Donald Trump suggested in an interview on ABC News that he would recognize the Russian claim over Crimea in an exchange that started with Trump insisting Russia was “not going to go in Ukraine” before acknowledging Putin was “there in a certain way” when asked. Russia invaded and annexed Crimea in 2014. The resulting Western sanctions may have helped Russia enter a recession, but didn’t spur Russia to leave Crimea.
Questions surround Trump’s financial ties to Russia, which, coupled with his consistently inconsistent policy answers, make teasing any kind of coherent foreign policy stance vis a vis Russia, or anything else, difficult. Trump has questioned the wisdom of NATO, taken credit for a new counterterrorism initiative, suggested he’d evaluate member states’ contributions before committing to a defense against a hypothetically invading Russia, and also proposed using NATO to “get rid of” ISIS.
Yet the response to Trump has also been dangerous. A controversy over whether the Trump campaign had a say in the Republican party platform not promising lethal aid to Ukraine illustrates this. Chief campaign adviser Paul Manafort, a former advisor to the pro-Russian Ukrainian government overthrown during street demonstrations prior to Russia’s intervention in Ukraine, denies campaign involvement even though there’s no reason not to.
The Democratic party platform, mercifully, does not promise lethal aid to Ukraine either, but it does take a much harder line on Russia than it did in 2012. The 2012 platform bemoaned Mitt Romney’s “Cold War mentality,” which ignored “the very real common interest” shared between the U.S. and Russia.
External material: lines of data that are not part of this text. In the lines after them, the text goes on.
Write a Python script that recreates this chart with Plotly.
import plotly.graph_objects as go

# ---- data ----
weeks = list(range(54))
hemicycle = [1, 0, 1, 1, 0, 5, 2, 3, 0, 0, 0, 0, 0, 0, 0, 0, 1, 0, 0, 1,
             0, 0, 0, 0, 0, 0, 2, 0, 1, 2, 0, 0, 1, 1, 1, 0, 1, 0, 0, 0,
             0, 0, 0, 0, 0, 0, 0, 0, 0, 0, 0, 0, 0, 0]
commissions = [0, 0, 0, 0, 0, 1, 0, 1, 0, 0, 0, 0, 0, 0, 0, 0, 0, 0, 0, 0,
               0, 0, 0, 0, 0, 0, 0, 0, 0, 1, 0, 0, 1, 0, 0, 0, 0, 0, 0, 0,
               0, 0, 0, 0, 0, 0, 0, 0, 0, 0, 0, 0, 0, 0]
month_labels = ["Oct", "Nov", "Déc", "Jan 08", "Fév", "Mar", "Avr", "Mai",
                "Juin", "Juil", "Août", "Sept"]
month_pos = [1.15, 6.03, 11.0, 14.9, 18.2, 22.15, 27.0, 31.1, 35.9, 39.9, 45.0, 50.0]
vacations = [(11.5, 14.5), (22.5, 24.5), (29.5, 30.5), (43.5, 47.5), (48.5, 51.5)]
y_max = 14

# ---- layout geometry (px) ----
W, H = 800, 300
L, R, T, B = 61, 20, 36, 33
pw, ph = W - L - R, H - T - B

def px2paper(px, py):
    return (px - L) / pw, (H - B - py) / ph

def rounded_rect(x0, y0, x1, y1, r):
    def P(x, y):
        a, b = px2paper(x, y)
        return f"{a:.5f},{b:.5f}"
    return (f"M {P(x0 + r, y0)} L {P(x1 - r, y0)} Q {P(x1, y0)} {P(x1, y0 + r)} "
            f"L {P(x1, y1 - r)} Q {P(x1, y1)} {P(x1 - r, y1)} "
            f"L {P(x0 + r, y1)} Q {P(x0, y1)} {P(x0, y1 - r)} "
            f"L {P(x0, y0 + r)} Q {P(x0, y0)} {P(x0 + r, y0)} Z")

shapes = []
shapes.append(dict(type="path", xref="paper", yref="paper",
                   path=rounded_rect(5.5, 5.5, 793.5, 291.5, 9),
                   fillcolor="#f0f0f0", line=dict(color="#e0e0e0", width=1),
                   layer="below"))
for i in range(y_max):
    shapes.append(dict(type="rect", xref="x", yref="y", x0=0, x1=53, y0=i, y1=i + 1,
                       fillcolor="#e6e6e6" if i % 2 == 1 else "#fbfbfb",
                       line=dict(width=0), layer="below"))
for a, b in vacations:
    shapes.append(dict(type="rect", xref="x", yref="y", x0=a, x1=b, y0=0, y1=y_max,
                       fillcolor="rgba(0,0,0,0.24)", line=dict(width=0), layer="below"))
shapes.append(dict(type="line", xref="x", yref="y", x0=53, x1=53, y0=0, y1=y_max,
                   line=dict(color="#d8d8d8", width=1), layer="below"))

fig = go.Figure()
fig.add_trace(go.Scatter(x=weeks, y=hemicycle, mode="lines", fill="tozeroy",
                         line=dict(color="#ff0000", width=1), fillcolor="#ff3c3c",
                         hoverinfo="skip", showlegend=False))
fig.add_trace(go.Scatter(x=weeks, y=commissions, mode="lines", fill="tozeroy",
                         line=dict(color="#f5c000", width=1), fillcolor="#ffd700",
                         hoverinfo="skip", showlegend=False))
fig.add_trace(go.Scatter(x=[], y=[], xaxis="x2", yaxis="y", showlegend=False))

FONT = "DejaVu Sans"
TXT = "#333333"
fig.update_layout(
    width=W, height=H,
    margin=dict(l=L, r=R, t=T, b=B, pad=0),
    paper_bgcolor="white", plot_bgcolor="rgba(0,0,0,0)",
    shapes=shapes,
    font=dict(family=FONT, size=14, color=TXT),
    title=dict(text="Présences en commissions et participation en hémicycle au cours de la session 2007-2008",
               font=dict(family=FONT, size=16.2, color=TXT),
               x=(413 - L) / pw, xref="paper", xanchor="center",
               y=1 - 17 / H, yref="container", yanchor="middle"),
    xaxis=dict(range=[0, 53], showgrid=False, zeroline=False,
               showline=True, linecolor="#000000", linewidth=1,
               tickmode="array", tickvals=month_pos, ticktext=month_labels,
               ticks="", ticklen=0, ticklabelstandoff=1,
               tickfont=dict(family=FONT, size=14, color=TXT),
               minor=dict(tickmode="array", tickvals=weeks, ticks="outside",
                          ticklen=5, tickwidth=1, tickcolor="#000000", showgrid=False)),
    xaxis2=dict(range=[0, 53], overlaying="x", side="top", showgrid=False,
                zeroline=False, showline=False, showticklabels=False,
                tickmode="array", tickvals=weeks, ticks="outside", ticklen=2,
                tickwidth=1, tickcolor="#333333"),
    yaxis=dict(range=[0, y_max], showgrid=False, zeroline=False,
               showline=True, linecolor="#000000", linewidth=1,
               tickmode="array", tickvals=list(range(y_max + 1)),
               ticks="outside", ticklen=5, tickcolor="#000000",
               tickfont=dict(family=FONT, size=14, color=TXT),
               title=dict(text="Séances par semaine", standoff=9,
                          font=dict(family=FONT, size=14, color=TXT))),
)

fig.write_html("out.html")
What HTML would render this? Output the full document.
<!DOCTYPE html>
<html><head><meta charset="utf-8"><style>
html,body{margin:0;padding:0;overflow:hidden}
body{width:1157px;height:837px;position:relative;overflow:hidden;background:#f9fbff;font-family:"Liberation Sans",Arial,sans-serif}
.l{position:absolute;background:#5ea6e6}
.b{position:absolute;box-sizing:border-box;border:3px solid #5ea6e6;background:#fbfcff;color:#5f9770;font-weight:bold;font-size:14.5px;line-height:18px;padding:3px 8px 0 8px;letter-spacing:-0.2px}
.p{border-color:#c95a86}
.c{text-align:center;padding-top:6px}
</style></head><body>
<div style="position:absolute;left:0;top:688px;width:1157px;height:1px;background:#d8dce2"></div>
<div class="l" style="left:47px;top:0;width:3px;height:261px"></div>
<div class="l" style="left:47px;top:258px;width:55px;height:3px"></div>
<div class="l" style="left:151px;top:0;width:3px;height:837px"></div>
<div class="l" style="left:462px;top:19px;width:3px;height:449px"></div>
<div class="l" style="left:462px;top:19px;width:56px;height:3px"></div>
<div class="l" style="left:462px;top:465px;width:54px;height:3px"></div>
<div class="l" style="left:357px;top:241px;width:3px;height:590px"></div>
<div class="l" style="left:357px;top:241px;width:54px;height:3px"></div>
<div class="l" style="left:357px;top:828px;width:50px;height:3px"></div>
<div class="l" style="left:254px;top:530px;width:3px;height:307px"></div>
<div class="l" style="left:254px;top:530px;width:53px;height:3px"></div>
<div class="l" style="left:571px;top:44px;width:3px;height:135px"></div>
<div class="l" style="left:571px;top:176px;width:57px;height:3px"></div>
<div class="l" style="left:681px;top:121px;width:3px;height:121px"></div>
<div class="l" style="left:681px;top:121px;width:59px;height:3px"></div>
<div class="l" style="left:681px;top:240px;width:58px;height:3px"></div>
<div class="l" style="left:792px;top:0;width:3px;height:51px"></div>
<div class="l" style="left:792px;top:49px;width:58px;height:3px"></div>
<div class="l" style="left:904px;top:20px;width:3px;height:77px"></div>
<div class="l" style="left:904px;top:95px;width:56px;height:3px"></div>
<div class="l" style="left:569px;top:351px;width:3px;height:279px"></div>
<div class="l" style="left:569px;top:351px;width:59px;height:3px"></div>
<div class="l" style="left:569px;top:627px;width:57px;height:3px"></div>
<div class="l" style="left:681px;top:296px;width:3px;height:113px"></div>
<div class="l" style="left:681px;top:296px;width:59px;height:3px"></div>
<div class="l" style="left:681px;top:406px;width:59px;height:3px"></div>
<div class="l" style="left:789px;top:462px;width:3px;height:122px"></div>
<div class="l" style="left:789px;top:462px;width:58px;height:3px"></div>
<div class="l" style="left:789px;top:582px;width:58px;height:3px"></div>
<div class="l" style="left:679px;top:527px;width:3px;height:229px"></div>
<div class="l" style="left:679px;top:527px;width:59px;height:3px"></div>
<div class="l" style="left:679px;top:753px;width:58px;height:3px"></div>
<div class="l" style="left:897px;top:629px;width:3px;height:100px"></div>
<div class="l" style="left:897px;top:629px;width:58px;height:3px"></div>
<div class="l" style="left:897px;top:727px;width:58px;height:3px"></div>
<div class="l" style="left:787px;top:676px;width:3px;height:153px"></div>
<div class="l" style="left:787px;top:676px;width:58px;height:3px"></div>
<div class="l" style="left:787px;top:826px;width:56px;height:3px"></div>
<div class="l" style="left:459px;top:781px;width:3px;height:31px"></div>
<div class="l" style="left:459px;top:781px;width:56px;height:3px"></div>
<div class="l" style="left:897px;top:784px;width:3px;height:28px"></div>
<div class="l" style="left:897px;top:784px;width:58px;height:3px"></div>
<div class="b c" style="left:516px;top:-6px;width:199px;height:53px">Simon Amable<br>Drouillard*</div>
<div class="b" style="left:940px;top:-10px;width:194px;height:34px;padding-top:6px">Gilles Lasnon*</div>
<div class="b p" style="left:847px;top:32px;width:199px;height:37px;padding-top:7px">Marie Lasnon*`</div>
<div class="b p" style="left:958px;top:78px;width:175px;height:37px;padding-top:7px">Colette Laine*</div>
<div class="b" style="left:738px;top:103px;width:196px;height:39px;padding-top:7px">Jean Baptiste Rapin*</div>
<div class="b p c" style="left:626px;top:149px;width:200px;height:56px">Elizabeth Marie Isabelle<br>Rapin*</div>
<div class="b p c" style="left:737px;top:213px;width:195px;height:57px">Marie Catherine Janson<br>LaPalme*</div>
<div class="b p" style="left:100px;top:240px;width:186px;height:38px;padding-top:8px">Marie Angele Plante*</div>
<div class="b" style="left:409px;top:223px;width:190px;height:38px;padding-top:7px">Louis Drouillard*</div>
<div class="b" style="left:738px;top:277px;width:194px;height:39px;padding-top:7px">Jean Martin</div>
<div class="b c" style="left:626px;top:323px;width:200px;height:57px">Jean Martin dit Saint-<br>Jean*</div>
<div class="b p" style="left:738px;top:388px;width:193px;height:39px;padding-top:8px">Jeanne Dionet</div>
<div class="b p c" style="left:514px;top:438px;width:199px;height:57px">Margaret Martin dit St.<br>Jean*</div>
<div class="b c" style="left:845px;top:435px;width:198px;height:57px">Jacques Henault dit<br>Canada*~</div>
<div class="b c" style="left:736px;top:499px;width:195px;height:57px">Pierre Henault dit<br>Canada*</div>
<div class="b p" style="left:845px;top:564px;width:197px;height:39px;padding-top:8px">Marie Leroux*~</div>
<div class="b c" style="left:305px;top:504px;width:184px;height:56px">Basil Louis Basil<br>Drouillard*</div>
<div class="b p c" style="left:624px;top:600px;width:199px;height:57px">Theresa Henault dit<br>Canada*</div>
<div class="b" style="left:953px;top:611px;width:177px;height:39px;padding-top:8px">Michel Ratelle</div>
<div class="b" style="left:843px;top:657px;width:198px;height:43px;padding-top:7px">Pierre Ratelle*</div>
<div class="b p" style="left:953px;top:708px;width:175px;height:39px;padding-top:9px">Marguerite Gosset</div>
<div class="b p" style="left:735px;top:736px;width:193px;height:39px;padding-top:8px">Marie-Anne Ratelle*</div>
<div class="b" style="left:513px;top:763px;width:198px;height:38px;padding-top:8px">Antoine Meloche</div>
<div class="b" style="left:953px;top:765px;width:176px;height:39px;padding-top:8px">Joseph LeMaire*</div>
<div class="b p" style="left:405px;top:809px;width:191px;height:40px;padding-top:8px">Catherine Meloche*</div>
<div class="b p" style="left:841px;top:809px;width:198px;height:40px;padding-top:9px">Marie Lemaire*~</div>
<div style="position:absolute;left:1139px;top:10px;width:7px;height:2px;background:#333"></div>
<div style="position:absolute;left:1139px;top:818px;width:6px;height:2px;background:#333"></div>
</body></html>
Back then, the 2012 Republican presidential nominee famously called Russia America’s “number one geopolitical foe.”
This year’s Republican presidential nominee has kind words for strongmen like Vladimir Putin and isn’t particularly saber-rattling on Russia, so the Democratic platform is. This time around, Russia “is engaging in destabilizing actions along its borders, violating Ukraine’s sovereignty and attempting to recreate spheres of influence that undermine American interests.” While Russian actions in Ukraine are new, its attempts to recreate spheres of influence, including with the use of military force, are not—Russia’s meddling with Georgia broke out into a war in 2008. Neither is Putin.
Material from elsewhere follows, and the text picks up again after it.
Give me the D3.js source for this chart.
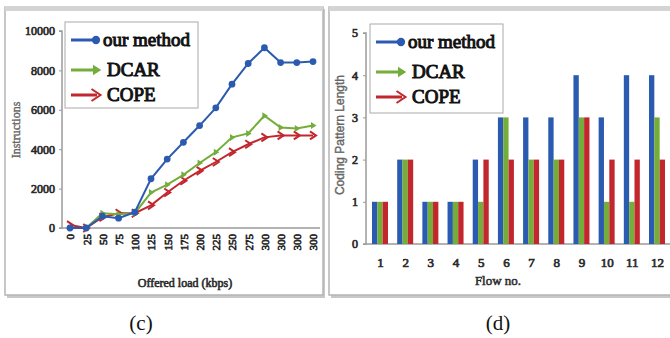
<!DOCTYPE html>
<html>
<head>
<meta charset="utf-8">
<script src="https://cdn.jsdelivr.net/npm/d3@7"></script>
<style>
  body { margin: 0; background: #fff; }
  svg { display: block; }
  svg text { font-family: "Liberation Serif", "Times New Roman", serif; }
</style>
</head>
<body>
<svg id="fig" width="670" height="338"></svg>
<script>
// left chart (c)
var loadLabels = ['0','25','50','75','100','125','150','175','200','225','250','275','300','300','300','300'];
var ourMethod = [0, 0, 600, 500, 800, 2500, 3500, 4350, 5200, 6100, 7300, 8350, 9150, 8400, 8400, 8450];
var dcar      = [0, 0, 750, 700, 750, 1800, 2200, 2700, 3300, 3850, 4600, 4800, 5700, 5100, 5050, 5200];
var cope      = [150, 0, 550, 750, 750, 1150, 1800, 2400, 2900, 3350, 3850, 4250, 4600, 4700, 4700, 4700];
var yTicksC = [0, 2000, 4000, 6000, 8000, 10000];

// right chart (d)
var flows = ['1','2','3','4','5','6','7','8','9','10','11','12'];
var ourLen  = [1, 2, 1, 1, 2, 3, 3, 3, 4, 3, 4, 4];
var dcarLen = [1, 2, 1, 1, 1, 3, 2, 2, 3, 1, 1, 3];
var copeLen = [1, 2, 1, 1, 2, 2, 2, 2, 3, 2, 2, 2];
var yTicksD = [0, 1, 2, 3, 4, 5];

var seriesNames = ['our method', 'DCAR', 'COPE'];
var colors = { 'our method': '#2b5bb0', 'DCAR': '#74ad3a', 'COPE': '#c1272d' };

var svg = d3.select('#fig');

// fake bold: regular serif with a thin stroke of the same colour
function heavy(sel, col, w) {
  sel.attr('fill', col).attr('stroke', col).attr('stroke-width', w).style('font-weight', 'normal');
}

// panel frames
function panel(x, w) {
  svg.append('rect').attr('x', x + 2).attr('y', 9).attr('width', w).attr('height', 289)
    .attr('fill', '#c8c8c8');
  svg.append('rect').attr('x', x).attr('y', 7).attr('width', w).attr('height', 288)
    .attr('fill', '#fff').attr('stroke', '#b5b5b5').attr('stroke-width', 1.5);
  svg.append('rect').attr('x', x).attr('y', 6).attr('width', w).attr('height', 5)
    .attr('fill', '#d4d4d4');
}
panel(5, 318);
panel(329, 345);

function styleAxis(g) {
  g.attr('font-family', null);
  g.selectAll('.domain').attr('stroke', '#9a9a9a').attr('stroke-width', 1.5);
  g.selectAll('.tick line').attr('stroke', '#9a9a9a');
  heavy(g.selectAll('.tick text'), '#2a2a2a', 0.7);
}

// ---- chart (c) ----
var x = d3.scalePoint().domain(d3.range(loadLabels.length)).range([70, 313]);
var y = d3.scaleLinear().domain([0, 10000]).range([228, 31]);

var gy = svg.append('g').attr('transform', 'translate(62,0)')
  .call(d3.axisLeft(y).tickValues(yTicksC).tickSize(3).tickPadding(4).tickFormat(d3.format('d')));
gy.select('.domain').attr('d', 'M-3,31H0V228H-3');
styleAxis(gy);
gy.selectAll('.tick text').style('font-size', '12px');

var gx = svg.append('g').attr('transform', 'translate(0,228)')
  .call(d3.axisBottom(x).tickSize(0).tickFormat(function(i) { return loadLabels[i]; }));
gx.select('.domain').attr('d', 'M62,0H320');
styleAxis(gx);
gx.selectAll('.tick text').style('font-size', '11px')
  .attr('transform', 'rotate(-90)').attr('text-anchor', 'end')
  .attr('x', -6).attr('y', 0).attr('dy', '0.35em');

heavy(svg.append('text').attr('x', 185).attr('y', 287).attr('text-anchor', 'middle')
  .style('font-size', '12px').text('Offered load (kbps)'), '#2a2a2a', 0.6);
heavy(svg.append('text').attr('transform', 'translate(20,130) rotate(-90)').attr('text-anchor', 'middle')
  .style('font-size', '12px').text('Instructions'), '#666', 0.4);

var line = d3.line().x(function(d, i) { return x(i); }).y(function(d) { return y(d); });
var lineData = [
  { name: 'COPE', values: cope },
  { name: 'DCAR', values: dcar },
  { name: 'our method', values: ourMethod }
];

function drawMarker(g, name, cx, cy, s) {
  var c = colors[name];
  if (name === 'our method') {
    g.append('path').attr('d', d3.symbol(d3.symbolCircle, 36 * s)()).attr('transform', 'translate(' + cx + ',' + cy + ')')
      .attr('fill', c);
  } else if (name === 'DCAR') {
    g.append('path').attr('d', 'M-2,-3.5L3.5,0L-2,3.5Z').attr('transform', 'translate(' + cx + ',' + cy + ') scale(' + s + ')')
      .attr('fill', c);
  } else {
    g.append('path').attr('d', 'M-3,-4L3,0L-3,4').attr('transform', 'translate(' + cx + ',' + cy + ') scale(' + s + ')')
      .attr('fill', 'none').attr('stroke', c).attr('stroke-width', 2 / s);
  }
}

lineData.forEach(function(s) {
  svg.append('path').datum(s.values).attr('d', line).attr('fill', 'none')
    .attr('stroke', colors[s.name]).attr('stroke-width', 2);
  var gm = svg.append('g');
  s.values.forEach(function(v, i) { drawMarker(gm, s.name, x(i), y(v), 1); });
});

function legend(lx, ly, w, h) {
  var g = svg.append('g');
  g.append('rect').attr('x', lx).attr('y', ly).attr('width', w).attr('height', h)
    .attr('fill', '#fff').attr('stroke', '#aaa');
  var rowY = [ly + 18, ly + 48, ly + 73];
  seriesNames.forEach(function(n, i) {
    var yy = rowY[i];
    g.append('line').attr('x1', lx + 6).attr('x2', lx + 32).attr('y1', yy).attr('y2', yy)
      .attr('stroke', colors[n]).attr('stroke-width', 3);
    drawMarker(g, n, lx + 31, yy, 1.5);
    heavy(g.append('text').attr('x', n === 'our method' ? lx + 38 : lx + 42).attr('y', yy + 6)
      .style('font-size', '19px').text(n), '#111', 1);
  });
}
legend(65, 22, 133, 86);

// ---- chart (d) ----
var xd = d3.scalePoint().domain(flows).range([380, 657]);
var xs = d3.scaleBand().domain(seriesNames).range([-8, 8]).padding(0);
var yd = d3.scaleLinear().domain([0, 5]).range([244, 33]);

var gyd = svg.append('g').attr('transform', 'translate(366,0)')
  .call(d3.axisLeft(yd).tickValues(yTicksD).tickSize(3).tickPadding(5).tickFormat(d3.format('d')));
gyd.select('.domain').attr('d', 'M-3,33H0V244H-3');
styleAxis(gyd);
gyd.selectAll('.tick text').style('font-size', '12px');

var gxd = svg.append('g').attr('transform', 'translate(0,244)')
  .call(d3.axisBottom(xd).tickSize(0).tickPadding(14));
gxd.select('.domain').attr('d', 'M366,0H670');
styleAxis(gxd);
gxd.selectAll('.tick text').style('font-size', '13px');

heavy(svg.append('text').attr('x', 498).attr('y', 285).attr('text-anchor', 'middle')
  .style('font-size', '13px').text('Flow no.'), '#2a2a2a', 0.5);
heavy(svg.append('text').attr('transform', 'translate(344,135) rotate(-90)').attr('text-anchor', 'middle')
  .style('font-family', '"Liberation Sans", sans-serif').style('font-size', '12px')
  .text('Coding Pattern Length'), '#666', 0.4);

var barData = [];
flows.forEach(function(f, i) {
  barData.push({ flow: f, name: 'our method', v: ourLen[i] });
  barData.push({ flow: f, name: 'DCAR', v: dcarLen[i] });
  barData.push({ flow: f, name: 'COPE', v: copeLen[i] });
});
svg.append('g').selectAll('rect').data(barData).enter().append('rect')
  .attr('x', function(d) { return xd(d.flow) + xs(d.name); })
  .attr('y', function(d) { return yd(d.v); })
  .attr('width', xs.bandwidth())
  .attr('height', function(d) { return yd(0) - yd(d.v); })
  .attr('fill', function(d) { return colors[d.name]; });

legend(370, 24, 133, 89);

// captions
svg.append('text').attr('x', 141).attr('y', 330).attr('text-anchor', 'middle')
  .style('font-size', '21px').attr('fill', '#111').text('(c)');
svg.append('text').attr('x', 498).attr('y', 330).attr('text-anchor', 'middle')
  .style('font-size', '21px').attr('fill', '#111').text('(d)');
</script>
</body>
</html>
At the 2012 Democratic National Convention, John Kerry, who would become secretary of state during President Obama’s second term, said Romney talked “like he’s only seen Russia by watching Rocky IV.” The line continued even after Ukraine became an issue. “This isn’t Rocky IV,” Kerry insisted when asked about the mobilization of Russian troops. Now, Democrats place an antagonistic Russia at the center of the scandal surrounding the leak of DNC e-mails embarrassing to the Clinton campaign, even though evidence of Russia’s involvement is circumstantial and leaves room for doubt, and it’s unclear what Russia’s motivations would be to leak, as PolitiFact notes. It’s a Rocky IV world when it’s politically convenient.
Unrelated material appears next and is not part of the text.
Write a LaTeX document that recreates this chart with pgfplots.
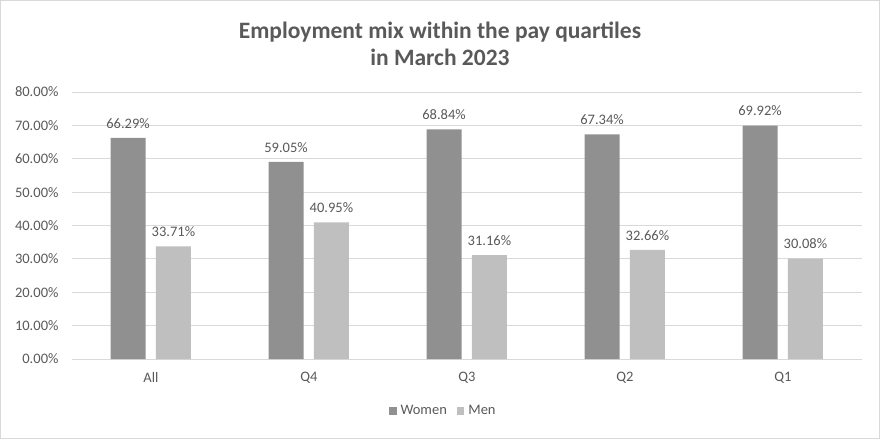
\documentclass[border=0pt]{standalone}
\usepackage{pgfplots}
\pgfplotsset{compat=1.18}
\usepackage{fontspec}
\setmainfont{Carlito}
\definecolor{txt}{HTML}{595959}
\definecolor{gridc}{HTML}{D9D9D9}
\definecolor{women}{HTML}{909090}
\definecolor{men}{HTML}{BFBFBF}
\pgfplotsset{/pgf/number format/assume math mode=true}
\begin{document}
\begin{tikzpicture}
\path[use as bounding box] (0pt,0pt) rectangle (880pt,439pt);
\draw[gridc, line width=1pt] (0.5pt,0.5pt) rectangle (879.5pt,438.5pt);
\node[align=center, text=txt, font=\fontsize{23.5}{27}\selectfont\bfseries] at (440pt,395.5pt)
  {Employment mix within the pay quartiles\\in March 2023};
\begin{axis}[
    at={(72pt,80pt)}, anchor=south west,
    scale only axis, width=790pt, height=267pt,
    ymin=0, ymax=80, ytick distance=10,
    xmin=-0.5, xmax=4.5,
    xtick={0,1,2,3,4},
    xticklabels={All,Q4,Q3,Q2,Q1},
    ybar, bar width=0.222,
    axis x line*=bottom, axis y line*=left,
    y axis line style={draw=none},
    x axis line style={draw=gridc, line width=0.8pt, -},
    major tick length=0pt,
    ymajorgrids, major grid style={draw=gridc, line width=0.8pt},
    ticklabel style={text=txt, font=\fontsize{14.5}{17}\selectfont},
    yticklabel={\pgfmathprintnumber[fixed,fixed zerofill,precision=2]{\tick}\%},
    yticklabel style={xshift=-10pt},
    xticklabel style={yshift=-10pt},
    nodes near coords={\pgfmathprintnumber[fixed,fixed zerofill,precision=2]{\pgfplotspointmeta}\%},
    every node near coord/.append style={text=txt, font=\fontsize{14.5}{17}\selectfont, yshift=6pt},
    legend style={at={(0.47,-0.195)}, anchor=center, draw=none, fill=none,
      legend columns=2, text=txt, font=\fontsize{14.5}{17}\selectfont,
      /tikz/every odd column/.append style={column sep=2pt},
      /tikz/every even column/.append style={column sep=8pt}},
    legend image code/.code={\fill[#1] (0pt,-3.5pt) rectangle (7.5pt,4pt);},
  ]
  \addplot[fill=women, draw=none, bar shift=-0.145] coordinates {(0,66.29) (1,59.05) (2,68.84) (3,67.34) (4,69.92)};
  \addplot[fill=men, draw=none, bar shift=0.142] coordinates {(0,33.71) (1,40.95) (2,31.16) (3,32.66) (4,30.08)};
  \legend{Women, Men}
\end{axis}
\end{tikzpicture}
\end{document}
The complaint that the Obama administration’s foreign policy is driven by domestic political concerns is not new, although a Republican nominee against whom tacking to the interventionist side of the foreign policy debate seems more natural is. Trump’s erratic, off-the-cuff answers shouldn’t detract from an important debate on interventionism and antagonistic foreign policy, one Democrats, like Republicans, have often falled on the wrong side of. It’s another reason interventionist “skeptic” Gary Johnson would be a substantive addition to the presidential debates.